__Excerpted records__

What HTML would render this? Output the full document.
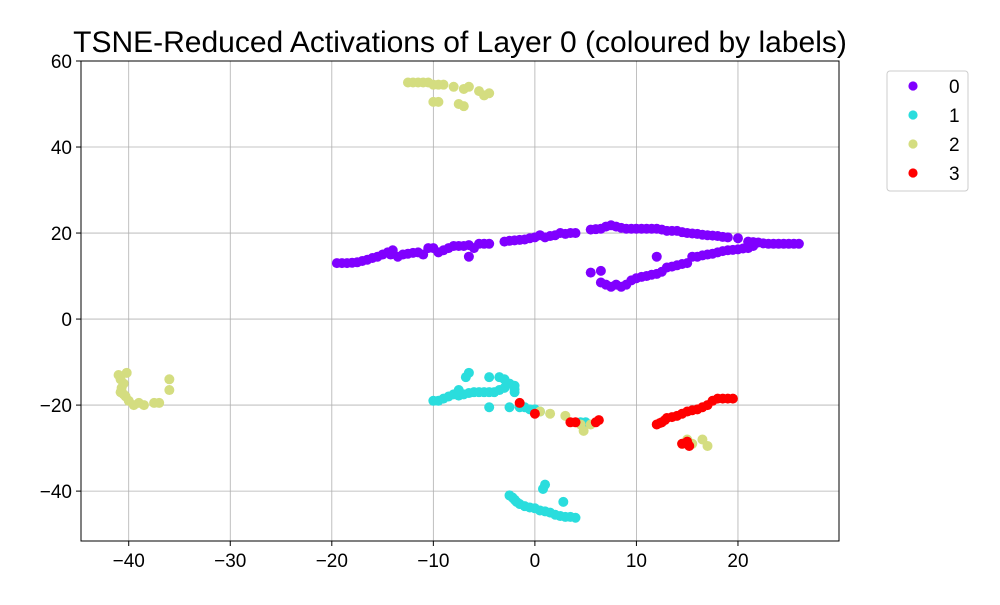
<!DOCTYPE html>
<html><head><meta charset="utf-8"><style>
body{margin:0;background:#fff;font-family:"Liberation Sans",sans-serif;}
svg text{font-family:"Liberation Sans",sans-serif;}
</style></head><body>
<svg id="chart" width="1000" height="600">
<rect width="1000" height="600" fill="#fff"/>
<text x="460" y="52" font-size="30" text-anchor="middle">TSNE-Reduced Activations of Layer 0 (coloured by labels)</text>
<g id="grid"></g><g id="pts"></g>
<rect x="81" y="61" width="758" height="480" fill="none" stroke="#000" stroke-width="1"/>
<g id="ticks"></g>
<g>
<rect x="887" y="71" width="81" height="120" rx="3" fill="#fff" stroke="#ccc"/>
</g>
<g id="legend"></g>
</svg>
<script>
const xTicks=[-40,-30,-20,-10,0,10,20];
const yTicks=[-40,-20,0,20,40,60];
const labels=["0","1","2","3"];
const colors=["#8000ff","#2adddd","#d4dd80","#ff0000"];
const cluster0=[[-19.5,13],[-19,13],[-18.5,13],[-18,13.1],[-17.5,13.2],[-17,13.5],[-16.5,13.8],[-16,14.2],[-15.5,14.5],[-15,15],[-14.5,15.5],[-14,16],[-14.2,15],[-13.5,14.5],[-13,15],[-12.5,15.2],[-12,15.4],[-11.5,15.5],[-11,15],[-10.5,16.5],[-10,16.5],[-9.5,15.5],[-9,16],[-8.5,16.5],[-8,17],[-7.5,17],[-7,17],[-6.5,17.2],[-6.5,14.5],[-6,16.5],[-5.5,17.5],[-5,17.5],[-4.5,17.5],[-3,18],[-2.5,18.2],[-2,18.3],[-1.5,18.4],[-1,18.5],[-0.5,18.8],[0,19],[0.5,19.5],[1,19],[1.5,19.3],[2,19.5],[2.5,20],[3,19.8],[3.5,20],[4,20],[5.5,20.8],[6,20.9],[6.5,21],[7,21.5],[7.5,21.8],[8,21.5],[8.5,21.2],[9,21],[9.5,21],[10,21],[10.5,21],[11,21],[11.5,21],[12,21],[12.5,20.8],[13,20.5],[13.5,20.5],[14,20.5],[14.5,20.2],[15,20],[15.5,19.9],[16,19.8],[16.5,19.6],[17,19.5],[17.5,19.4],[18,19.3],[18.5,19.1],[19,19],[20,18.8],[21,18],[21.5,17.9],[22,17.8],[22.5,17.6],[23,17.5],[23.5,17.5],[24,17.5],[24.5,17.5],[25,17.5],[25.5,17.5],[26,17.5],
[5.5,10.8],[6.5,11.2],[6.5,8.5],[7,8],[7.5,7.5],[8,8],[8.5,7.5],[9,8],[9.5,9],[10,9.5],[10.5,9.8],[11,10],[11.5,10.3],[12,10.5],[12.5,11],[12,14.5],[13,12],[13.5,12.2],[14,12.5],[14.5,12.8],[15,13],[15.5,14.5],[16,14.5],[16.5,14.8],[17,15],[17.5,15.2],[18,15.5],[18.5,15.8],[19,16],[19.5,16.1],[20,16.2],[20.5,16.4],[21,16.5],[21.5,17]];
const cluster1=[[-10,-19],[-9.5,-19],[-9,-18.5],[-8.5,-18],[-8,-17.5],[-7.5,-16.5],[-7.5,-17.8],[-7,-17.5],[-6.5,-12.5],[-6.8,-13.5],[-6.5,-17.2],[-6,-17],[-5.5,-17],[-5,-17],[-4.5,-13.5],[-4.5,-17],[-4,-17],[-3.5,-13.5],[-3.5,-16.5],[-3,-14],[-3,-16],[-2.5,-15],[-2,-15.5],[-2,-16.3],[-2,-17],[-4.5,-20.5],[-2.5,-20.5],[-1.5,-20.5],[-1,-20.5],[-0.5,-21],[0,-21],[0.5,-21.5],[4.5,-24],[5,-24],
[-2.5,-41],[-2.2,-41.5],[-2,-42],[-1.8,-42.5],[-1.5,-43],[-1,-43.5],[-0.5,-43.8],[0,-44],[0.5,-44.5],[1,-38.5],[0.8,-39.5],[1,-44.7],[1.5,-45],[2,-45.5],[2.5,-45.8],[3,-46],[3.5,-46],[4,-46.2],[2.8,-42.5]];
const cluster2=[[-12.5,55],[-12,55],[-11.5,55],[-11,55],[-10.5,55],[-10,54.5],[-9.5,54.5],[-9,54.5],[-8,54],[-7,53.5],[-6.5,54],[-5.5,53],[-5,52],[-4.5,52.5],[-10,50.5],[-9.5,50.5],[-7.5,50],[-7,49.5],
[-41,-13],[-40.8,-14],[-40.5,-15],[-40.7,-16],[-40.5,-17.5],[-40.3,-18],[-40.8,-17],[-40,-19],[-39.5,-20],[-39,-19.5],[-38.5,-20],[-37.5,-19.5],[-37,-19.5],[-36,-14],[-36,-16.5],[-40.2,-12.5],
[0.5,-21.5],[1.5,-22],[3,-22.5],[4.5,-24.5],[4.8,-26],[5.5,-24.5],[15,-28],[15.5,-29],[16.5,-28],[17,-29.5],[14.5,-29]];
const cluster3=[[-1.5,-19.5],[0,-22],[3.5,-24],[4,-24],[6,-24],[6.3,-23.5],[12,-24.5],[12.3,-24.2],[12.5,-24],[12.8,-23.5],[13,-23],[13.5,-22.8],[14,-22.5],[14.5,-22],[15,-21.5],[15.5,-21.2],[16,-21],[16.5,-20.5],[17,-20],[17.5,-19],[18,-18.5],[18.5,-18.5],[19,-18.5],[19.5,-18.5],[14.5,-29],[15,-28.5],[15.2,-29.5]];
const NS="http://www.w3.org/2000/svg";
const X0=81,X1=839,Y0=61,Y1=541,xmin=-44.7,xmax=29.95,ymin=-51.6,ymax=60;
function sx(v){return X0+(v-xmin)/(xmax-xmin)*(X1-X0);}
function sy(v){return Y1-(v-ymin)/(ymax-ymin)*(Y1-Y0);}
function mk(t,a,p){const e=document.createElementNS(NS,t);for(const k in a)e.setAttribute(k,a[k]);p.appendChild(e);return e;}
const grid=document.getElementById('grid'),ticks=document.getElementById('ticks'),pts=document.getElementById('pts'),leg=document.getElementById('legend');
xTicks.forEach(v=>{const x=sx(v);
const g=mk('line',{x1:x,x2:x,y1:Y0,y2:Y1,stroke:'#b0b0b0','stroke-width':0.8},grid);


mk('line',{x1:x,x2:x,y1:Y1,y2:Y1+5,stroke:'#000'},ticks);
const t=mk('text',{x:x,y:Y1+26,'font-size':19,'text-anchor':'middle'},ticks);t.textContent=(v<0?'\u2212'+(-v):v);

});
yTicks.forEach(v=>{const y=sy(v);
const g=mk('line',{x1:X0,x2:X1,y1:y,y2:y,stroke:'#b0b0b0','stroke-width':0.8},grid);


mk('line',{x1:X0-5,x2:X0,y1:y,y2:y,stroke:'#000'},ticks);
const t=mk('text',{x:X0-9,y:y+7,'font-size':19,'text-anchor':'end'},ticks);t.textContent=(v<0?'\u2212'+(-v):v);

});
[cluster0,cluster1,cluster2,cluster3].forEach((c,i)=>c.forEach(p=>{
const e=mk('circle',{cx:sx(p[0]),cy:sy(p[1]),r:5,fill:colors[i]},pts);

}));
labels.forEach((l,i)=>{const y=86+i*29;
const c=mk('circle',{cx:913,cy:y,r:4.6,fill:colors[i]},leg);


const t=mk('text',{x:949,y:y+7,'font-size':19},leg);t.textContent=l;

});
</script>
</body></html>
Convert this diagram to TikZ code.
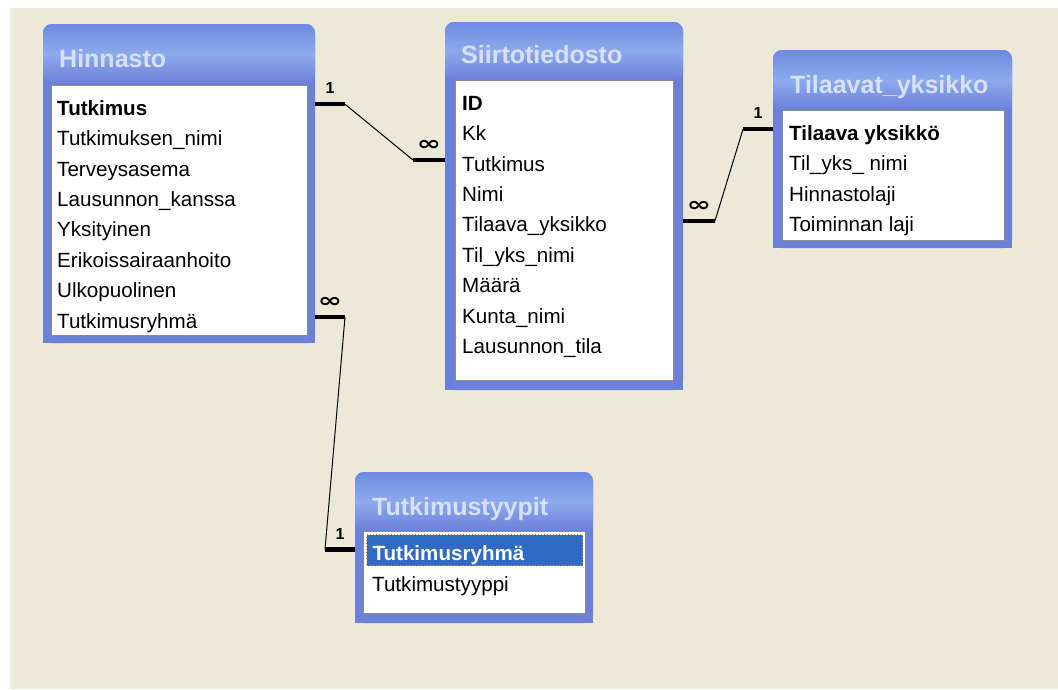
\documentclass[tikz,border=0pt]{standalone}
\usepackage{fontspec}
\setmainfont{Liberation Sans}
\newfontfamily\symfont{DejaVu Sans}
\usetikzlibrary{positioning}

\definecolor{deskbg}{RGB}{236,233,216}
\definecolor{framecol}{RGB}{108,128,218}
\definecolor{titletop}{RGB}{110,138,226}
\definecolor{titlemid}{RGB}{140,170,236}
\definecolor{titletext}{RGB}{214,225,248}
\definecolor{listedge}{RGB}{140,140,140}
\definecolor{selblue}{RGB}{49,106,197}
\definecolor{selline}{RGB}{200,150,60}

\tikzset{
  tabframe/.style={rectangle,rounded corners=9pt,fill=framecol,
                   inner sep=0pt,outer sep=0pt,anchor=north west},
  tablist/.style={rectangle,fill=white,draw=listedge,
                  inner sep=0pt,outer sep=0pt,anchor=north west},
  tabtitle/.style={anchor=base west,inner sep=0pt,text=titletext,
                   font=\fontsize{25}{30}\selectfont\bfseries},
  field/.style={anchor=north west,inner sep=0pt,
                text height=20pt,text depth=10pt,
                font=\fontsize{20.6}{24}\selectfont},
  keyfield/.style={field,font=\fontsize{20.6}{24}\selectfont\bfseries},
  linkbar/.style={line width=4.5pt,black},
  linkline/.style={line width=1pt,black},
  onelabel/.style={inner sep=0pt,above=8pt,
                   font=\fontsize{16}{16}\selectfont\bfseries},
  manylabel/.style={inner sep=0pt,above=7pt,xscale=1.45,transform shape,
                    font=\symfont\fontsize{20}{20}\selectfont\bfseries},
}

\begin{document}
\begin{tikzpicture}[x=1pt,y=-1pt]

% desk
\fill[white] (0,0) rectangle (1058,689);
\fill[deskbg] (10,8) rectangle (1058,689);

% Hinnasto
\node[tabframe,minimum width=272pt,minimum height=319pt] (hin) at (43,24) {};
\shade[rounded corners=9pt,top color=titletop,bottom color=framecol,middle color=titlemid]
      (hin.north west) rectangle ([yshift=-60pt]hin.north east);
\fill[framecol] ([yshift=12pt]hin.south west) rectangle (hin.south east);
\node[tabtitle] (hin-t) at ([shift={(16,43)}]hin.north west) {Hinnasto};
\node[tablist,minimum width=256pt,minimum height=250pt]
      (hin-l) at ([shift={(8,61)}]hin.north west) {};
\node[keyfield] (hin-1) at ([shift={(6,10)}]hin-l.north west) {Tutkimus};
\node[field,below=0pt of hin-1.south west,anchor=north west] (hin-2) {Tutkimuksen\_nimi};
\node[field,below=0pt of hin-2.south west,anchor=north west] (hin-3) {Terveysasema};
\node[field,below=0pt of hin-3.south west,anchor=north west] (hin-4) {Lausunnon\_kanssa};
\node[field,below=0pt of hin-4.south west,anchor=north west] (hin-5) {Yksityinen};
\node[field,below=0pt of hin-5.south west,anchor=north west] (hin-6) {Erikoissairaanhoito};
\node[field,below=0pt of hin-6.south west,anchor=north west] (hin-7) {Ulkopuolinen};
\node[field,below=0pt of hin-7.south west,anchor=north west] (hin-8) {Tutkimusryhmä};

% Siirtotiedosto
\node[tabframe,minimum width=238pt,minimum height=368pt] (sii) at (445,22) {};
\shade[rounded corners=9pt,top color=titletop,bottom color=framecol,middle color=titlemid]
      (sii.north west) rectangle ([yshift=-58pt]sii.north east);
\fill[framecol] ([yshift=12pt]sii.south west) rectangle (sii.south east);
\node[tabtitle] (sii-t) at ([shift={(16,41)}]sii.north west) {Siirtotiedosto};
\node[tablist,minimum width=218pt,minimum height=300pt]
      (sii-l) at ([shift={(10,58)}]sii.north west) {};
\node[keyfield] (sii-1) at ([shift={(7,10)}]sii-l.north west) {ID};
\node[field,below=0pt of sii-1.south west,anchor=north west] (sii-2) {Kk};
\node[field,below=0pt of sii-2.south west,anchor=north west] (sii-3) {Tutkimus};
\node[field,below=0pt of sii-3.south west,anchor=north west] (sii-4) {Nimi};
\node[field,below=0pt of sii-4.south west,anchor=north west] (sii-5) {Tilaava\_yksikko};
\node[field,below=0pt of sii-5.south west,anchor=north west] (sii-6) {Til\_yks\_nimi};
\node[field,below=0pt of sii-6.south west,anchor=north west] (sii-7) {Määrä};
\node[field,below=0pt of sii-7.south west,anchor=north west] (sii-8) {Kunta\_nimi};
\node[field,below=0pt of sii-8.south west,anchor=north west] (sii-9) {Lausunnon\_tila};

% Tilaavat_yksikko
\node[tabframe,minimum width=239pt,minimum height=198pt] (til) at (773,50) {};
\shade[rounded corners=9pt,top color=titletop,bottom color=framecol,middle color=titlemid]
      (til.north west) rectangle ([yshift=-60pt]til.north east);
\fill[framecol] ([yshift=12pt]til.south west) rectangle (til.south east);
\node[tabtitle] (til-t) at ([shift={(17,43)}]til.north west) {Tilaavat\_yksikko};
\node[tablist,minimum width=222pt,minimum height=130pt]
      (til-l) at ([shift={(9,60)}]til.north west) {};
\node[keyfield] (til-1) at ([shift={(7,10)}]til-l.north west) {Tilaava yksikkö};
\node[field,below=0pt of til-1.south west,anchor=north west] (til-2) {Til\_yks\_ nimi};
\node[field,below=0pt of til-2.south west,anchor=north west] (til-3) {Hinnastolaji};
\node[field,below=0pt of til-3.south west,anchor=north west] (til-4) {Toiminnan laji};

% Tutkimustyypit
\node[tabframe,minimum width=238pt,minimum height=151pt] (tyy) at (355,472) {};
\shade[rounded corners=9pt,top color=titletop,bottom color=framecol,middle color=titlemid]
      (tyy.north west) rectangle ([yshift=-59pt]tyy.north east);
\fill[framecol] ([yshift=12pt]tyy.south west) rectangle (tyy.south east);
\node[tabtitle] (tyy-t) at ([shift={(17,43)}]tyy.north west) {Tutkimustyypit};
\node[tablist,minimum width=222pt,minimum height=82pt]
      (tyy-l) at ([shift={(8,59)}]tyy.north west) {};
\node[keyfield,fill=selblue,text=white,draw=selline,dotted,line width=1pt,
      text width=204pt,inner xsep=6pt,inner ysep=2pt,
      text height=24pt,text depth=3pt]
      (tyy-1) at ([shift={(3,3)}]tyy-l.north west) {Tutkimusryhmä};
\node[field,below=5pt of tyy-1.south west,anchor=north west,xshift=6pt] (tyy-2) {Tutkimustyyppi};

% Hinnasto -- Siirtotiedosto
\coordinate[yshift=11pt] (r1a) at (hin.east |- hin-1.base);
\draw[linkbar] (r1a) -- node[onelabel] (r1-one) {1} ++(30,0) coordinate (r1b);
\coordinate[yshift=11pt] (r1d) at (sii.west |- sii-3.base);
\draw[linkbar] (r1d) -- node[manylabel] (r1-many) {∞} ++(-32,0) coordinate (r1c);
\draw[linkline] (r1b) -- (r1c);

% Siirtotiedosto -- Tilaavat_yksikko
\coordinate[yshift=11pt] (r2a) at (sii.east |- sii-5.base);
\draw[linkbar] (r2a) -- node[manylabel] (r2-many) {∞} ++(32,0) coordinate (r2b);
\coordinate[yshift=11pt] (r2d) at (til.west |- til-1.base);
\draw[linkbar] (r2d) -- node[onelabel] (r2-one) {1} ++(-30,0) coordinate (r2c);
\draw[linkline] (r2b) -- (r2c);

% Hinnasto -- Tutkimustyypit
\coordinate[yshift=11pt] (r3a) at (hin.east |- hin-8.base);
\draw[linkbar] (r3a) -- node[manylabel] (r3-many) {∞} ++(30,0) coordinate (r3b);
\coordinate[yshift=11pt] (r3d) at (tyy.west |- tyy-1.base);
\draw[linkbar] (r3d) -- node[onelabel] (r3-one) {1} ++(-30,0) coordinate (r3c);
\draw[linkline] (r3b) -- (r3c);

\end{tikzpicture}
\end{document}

__Exercise details__
Pictures are excluded. Repeat exactly the lines from the one containing "Convert this diagram to TikZ code." to the one containing "(10,8) rectangle (1058,689);", inclusive.

__Completed task__
Convert this diagram to TikZ code.
\documentclass[tikz,border=0pt]{standalone}
\usepackage{fontspec}
\setmainfont{Liberation Sans}
\newfontfamily\symfont{DejaVu Sans}
\usetikzlibrary{positioning}

\definecolor{deskbg}{RGB}{236,233,216}
\definecolor{framecol}{RGB}{108,128,218}
\definecolor{titletop}{RGB}{110,138,226}
\definecolor{titlemid}{RGB}{140,170,236}
\definecolor{titletext}{RGB}{214,225,248}
\definecolor{listedge}{RGB}{140,140,140}
\definecolor{selblue}{RGB}{49,106,197}
\definecolor{selline}{RGB}{200,150,60}

\tikzset{
  tabframe/.style={rectangle,rounded corners=9pt,fill=framecol,
                   inner sep=0pt,outer sep=0pt,anchor=north west},
  tablist/.style={rectangle,fill=white,draw=listedge,
                  inner sep=0pt,outer sep=0pt,anchor=north west},
  tabtitle/.style={anchor=base west,inner sep=0pt,text=titletext,
                   font=\fontsize{25}{30}\selectfont\bfseries},
  field/.style={anchor=north west,inner sep=0pt,
                text height=20pt,text depth=10pt,
                font=\fontsize{20.6}{24}\selectfont},
  keyfield/.style={field,font=\fontsize{20.6}{24}\selectfont\bfseries},
  linkbar/.style={line width=4.5pt,black},
  linkline/.style={line width=1pt,black},
  onelabel/.style={inner sep=0pt,above=8pt,
                   font=\fontsize{16}{16}\selectfont\bfseries},
  manylabel/.style={inner sep=0pt,above=7pt,xscale=1.45,transform shape,
                    font=\symfont\fontsize{20}{20}\selectfont\bfseries},
}

\begin{document}
\begin{tikzpicture}[x=1pt,y=-1pt]

% desk
\fill[white] (0,0) rectangle (1058,689);
\fill[deskbg] (10,8) rectangle (1058,689);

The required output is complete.